3D Ground Truth Reconstruction from Multi-Camera Annotations Using UKF
Linh Van Ma, Unse Fatima, Tepy Sokun Chriv, Haroon Imran, Moongu Jeon
TL;DR
This work tackles the challenge of producing accurate 3D ground truth annotations from 2D multi-view annotations by fusing observations from calibrated cameras with an Unscented Kalman Filter. It introduces a multi-view single-object tracking framework that represents objects as 3D ellipsoids and uses a homography-based projection to connect the 3D state with 2D bounding boxes and keypoints across views. The main contributions are the UKF-based fusion, a principled initialization strategy, and demonstrated high accuracy across multiple datasets (Wildtrack, MultiviewX, CMC, Panoptic) for both 3D localization and pose estimation. This approach enables scalable, automatic generation of rich 3D ground truth without dense 3D detections or manual labeling, with practical impact for autonomous systems and vision research. The method shows strong performance under occlusion and viewpoint changes, though it relies on overlapping fields of view and precise camera calibration.
Abstract
Accurate 3D ground truth estimation is critical for applications such as autonomous navigation, surveillance, and robotics.

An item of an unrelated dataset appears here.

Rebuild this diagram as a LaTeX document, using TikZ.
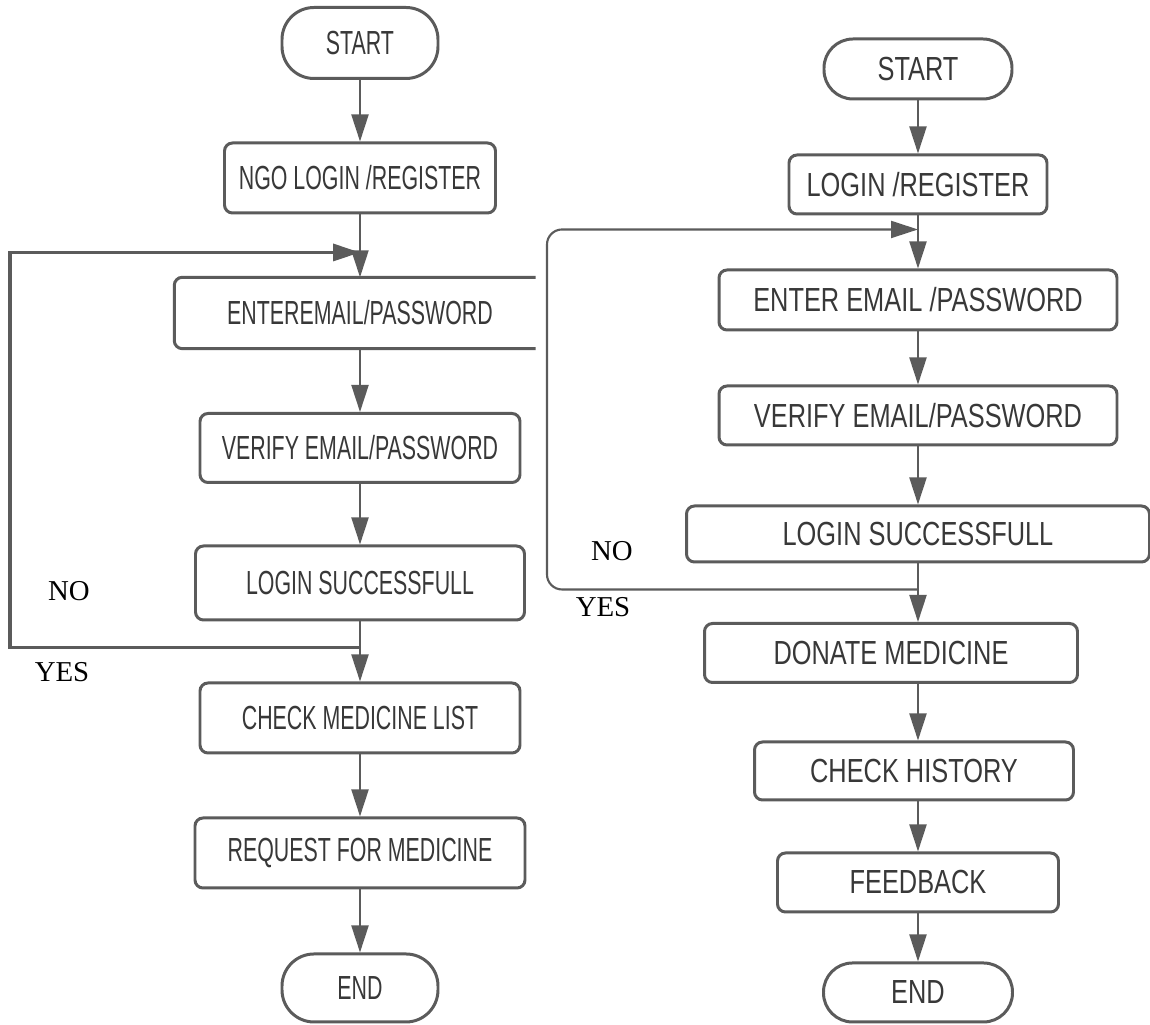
\documentclass[tikz,border=0pt]{standalone}
\usepackage{fontspec}
\usepackage{tikz}
\usetikzlibrary{positioning, arrows.meta, calc}
\newfontfamily\leftfont[FakeStretch=0.64]{Liberation Sans}
\newfontfamily\rightfont[FakeStretch=0.76]{Liberation Sans}
\newfontfamily\labelfont{Liberation Serif}
\definecolor{linegray}{HTML}{5B5B5B}
\definecolor{textgray}{HTML}{383838}
\tikzstyle{stepbox} = [rectangle, rounded corners=0.8mm, draw=linegray, line width=0.85pt, text=textgray, minimum height=6.8mm, inner sep=0pt]
\tikzstyle{terminal} = [stepbox, rounded corners=3.2mm]
\tikzstyle{leftcol} = [font=\leftfont\fontsize{9.5}{11}\selectfont]
\tikzstyle{rightcol} = [font=\rightfont\fontsize{9.5}{11}\selectfont]
\tikzstyle{arrow} = [line width=0.6pt, draw=linegray, -{Triangle[width=1.7mm,length=2.7mm]}]
\tikzstyle{answer} = [font=\labelfont\fontsize{8.2}{10}\selectfont, inner sep=0pt]

\begin{document}
\begin{tikzpicture}[x=0.1mm, y=-0.1mm, node distance=13.5mm]
        \useasboundingbox (0,0) rectangle (1150,1025);

        % NGO flow
        \node (startL) [terminal, leftcol, minimum width=15.6mm, minimum height=7.1mm] at (360,43) {START};
        \node (ngoL) [stepbox, leftcol, below of=startL, minimum width=27.1mm, minimum height=7mm] {NGO LOGIN /REGISTER};
        \node (enterL) [leftcol, text=textgray, below of=ngoL, minimum width=37mm, minimum height=7mm, inner sep=0pt] {ENTEREMAIL/PASSWORD};
        \node (verifyL) [stepbox, leftcol, below of=enterL, minimum width=32mm, minimum height=6.9mm] {VERIFY EMAIL/PASSWORD};
        \node (loginL) [stepbox, leftcol, below of=verifyL, minimum width=32.9mm, minimum height=7.4mm] {LOGIN SUCCESSFULL};
        \node (checkL) [stepbox, leftcol, below of=loginL, minimum width=32mm, minimum height=7mm] {CHECK MEDICINE LIST};
        \node (requestL) [stepbox, leftcol, below of=checkL, minimum width=33mm, minimum height=7mm] {REQUEST FOR MEDICINE};
        \node (endL) [terminal, leftcol, below of=requestL, minimum width=15.6mm, minimum height=6.8mm] {END};

        \draw [line width=0.85pt, draw=linegray, rounded corners=0.8mm] ([xshift=-1mm]enterL.north east) -- (enterL.north west) -- (enterL.south west) -- ([xshift=-1mm]enterL.south east);

        \draw [arrow] (startL) -- (ngoL);
        \draw [arrow] (ngoL) -- (enterL);
        \draw [arrow] (enterL) -- (verifyL);
        \draw [arrow] (verifyL) -- (loginL);
        \draw [arrow] (loginL) -- (checkL);
        \draw [arrow] (checkL) -- (requestL);
        \draw [arrow] (requestL) -- (endL);

        \coordinate (splitL) at ([yshift=-2.6mm]loginL.south);
        \coordinate (mergeL) at ([yshift=-3.8mm]ngoL.south);
        \draw [arrow, line width=1pt] (splitL) -- ++(-350,0) |- (mergeL);
        \node (noL) [answer] at (69,591) {NO};
        \node (yesL) [answer] at (62,672) {YES};

        % donor flow
        \begin{scope}[node distance=11.55mm]
        \node (startR) [terminal, rightcol, minimum width=18.8mm, minimum height=6mm, rounded corners=2.9mm] at (918,69) {START};
        \node (regR) [stepbox, rightcol, below of=startR, minimum width=25.8mm, minimum height=5.9mm] {LOGIN /REGISTER};
        \node (enterR) [stepbox, rightcol, below of=regR, minimum width=39.8mm, minimum height=6mm] {ENTER EMAIL /PASSWORD};
        \node (verifyR) [stepbox, rightcol, below of=enterR, minimum width=39.8mm, minimum height=5.9mm] {VERIFY EMAIL/PASSWORD};
        \node (loginR) [stepbox, rightcol, below of=verifyR, node distance=11.85mm, minimum width=46.3mm, minimum height=5.6mm] {LOGIN SUCCESSFULL};
        \node (donateR) [stepbox, rightcol, below of=loginR, node distance=11.9mm, xshift=-2.7mm, minimum width=37.3mm, minimum height=5.9mm] {DONATE MEDICINE};
        \node (checkR) [stepbox, rightcol, below of=donateR, node distance=11.8mm, xshift=2.3mm, minimum width=31.9mm, minimum height=5.8mm] {CHECK HISTORY};
        \node (feedR) [stepbox, rightcol, below of=checkR, node distance=11.15mm, xshift=0.4mm, minimum width=28.1mm, minimum height=5.9mm] {FEEDBACK};
        \node (endR) [terminal, rightcol, below of=feedR, node distance=11mm, minimum width=18.9mm, minimum height=5.9mm, rounded corners=2.9mm] {END};
        \end{scope}

        \draw [arrow] (startR) -- (regR);
        \draw [arrow] (regR) -- (enterR);
        \draw [arrow] (enterR) -- (verifyR);
        \draw [arrow] (verifyR) -- (loginR);
        \draw [arrow] (loginR.south) -- (loginR.south |- donateR.north);
        \draw [arrow] (donateR.south -| startR.south) -- (startR.south |- checkR.north);
        \draw [arrow] (checkR.south -| startR.south) -- (feedR);
        \draw [arrow] (feedR) -- (endR);

        \coordinate (splitR) at ([yshift=-2.6mm]loginR.south);
        \coordinate (mergeR) at ([yshift=-1.4mm]regR.south);
        \draw [arrow, rounded corners=1.5mm] (splitR) -- ++(-371,0) |- (mergeR);
        \node (noR) [answer] at (612,551) {NO};
        \node (yesR) [answer] at (603,607) {YES};

\end{tikzpicture}
\end{document}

This paper introduces a novel method that uses an Unscented Kalman Filter (UKF) to fuse 2D bounding box or pose keypoint ground truth annotations from multiple calibrated cameras into accurate 3D ground truth. By leveraging human-annotated ground-truth 2D, our proposed method, a multi-camera single-object tracking algorithm, transforms 2D image coordinates into robust 3D world coordinates through homography-based projection and UKF-based fusion. Our proposed algorithm processes multi-view data to estimate object positions and shapes while effectively handling challenges such as occlusion. We evaluate our method on the CMC, Wildtrack, and Panoptic datasets, demonstrating high accuracy in 3D localization compared to the available 3D ground truth. Unlike existing approaches that provide only ground-plane information, our method also outputs the full 3D shape of each object. Additionally, the algorithm offers a scalable and fully automatic solution for multi-camera systems using only 2D image annotations.